When my ex-husband and I would argue, I would regularly get to a point where I would stop talking. Why? Because I had gotten to the point where I realized that I could say nothing more to change the situation. Because I wanted to step back and consider the situation. Because when I get stressed, I get non-verbal. And because I knew that further argument would only be inciting further abuse, not better resolution.

And he would get angry at me for not talking, and I wouldn’t be surprised if he called it giving him “the silent treatment”.
So let me ask: what do you consider “the silent treatment”? And what are you expecting him to say? Are you putting up conversational roadblocks?

My mom is master of what I’ll call the “drive-by.” We have an argument, things get heated, and then she makes some snappy remark and flounces off in a huff. Only that’s not the end of it, because she’ll come back 20 minutes later, after having stewed on it some more, to drop yet another bomb and then storm off before I have a chance to respond. It goes like this for awhile until I finally follow her, then we actually hash it out like adults. It’s maddening. This is why I stick to e-mail and don’t call my parents on the phone.

I don’t give the silent treatment, but I have been known to say, “Look, I can’t talk about this right now. Give me thirty minutes to myself to cool off, and then we can talk about it. Otherwise I’m afraid I’ll say something I’ll regret.” And then I don’t speak again until I can be civil.

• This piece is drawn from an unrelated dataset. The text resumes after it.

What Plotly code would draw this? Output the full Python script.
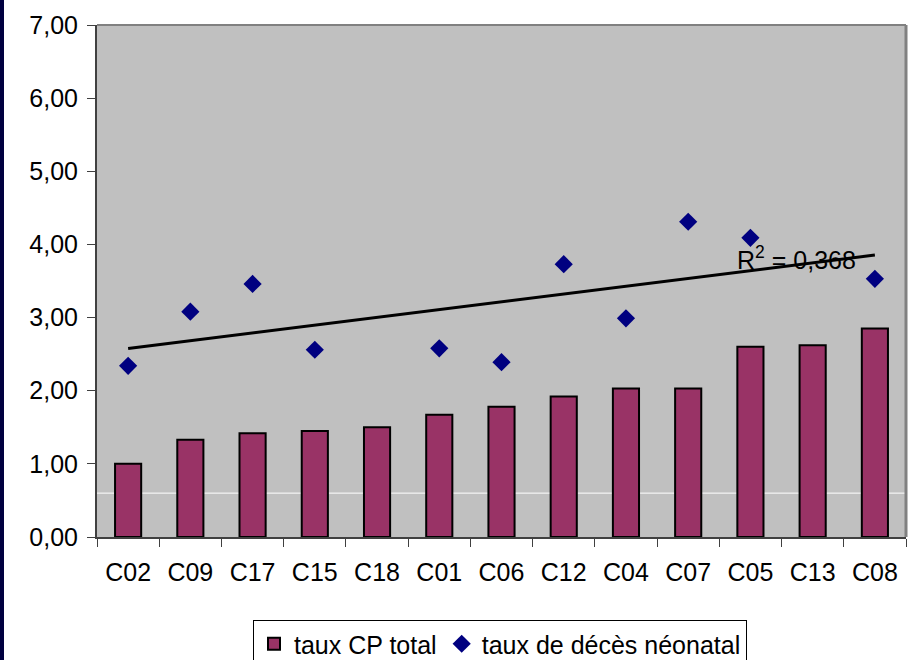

Drives my husband crazy, because he always wants to discuss things right away. I sometimes just can’t do that.

But I don’t leave him in the cold for long (a whole year!? Incredible!). Usually we’ll have things resolved within an hour.

I’m driven to work things out. I hate leaving things unresolved. I find it extremely frustrating if a person becomes non-verbal and won’t speak or answer questions. It’s just ramps me up all the more. Is it “abuse?” I don’t know. I suppose it could be if it went on long enough. I just know I find it incredibly aggravating. It’s definitely passive-aggressive. My wife does it sometimes, and it drives me nuts (she also does the drive-by thing, dropping a criticism and then saying she doesn’t want to argue about it). Fortunately, she usually doesn’t drag it out for too long (maybe hours, never days).

The “Honey, is it okay if I pee in your underwear drawer?” treatment is usually an effective response to the silent treatment.

There are definitely times I’ll get very quiet. Generally, I’m not sulky; I’m scared.

I don’t know if it qualifies as abuse unless it’s chronic and intentional, but except in the cases of purposefully calming yourself down, I do think it’s immature and a highly ineffective method of conflict resolution. I personally can’t stand it and wouldn’t put up with a friend or lover who repeatedly engages in such nonsense. Seriously, does anyone think the silent treatment is a good thing (in general, not in cases of 'omg if I open my mouth I’m gonna say something stupid/hurtful/crazy)?

I will sometimes remain silent for a while in order to cool down and think out what I want to say.

I did once give my mother the silent treatment for a few weeks when I was in my twenties, but I had told her prior to her doing something that if she did that thing I would not speak to her again. She did what I asked her not to do so I did not speak to her for a while.

My dog is always giving me the “silent but deadly” treatment but that’s not quite the same thing.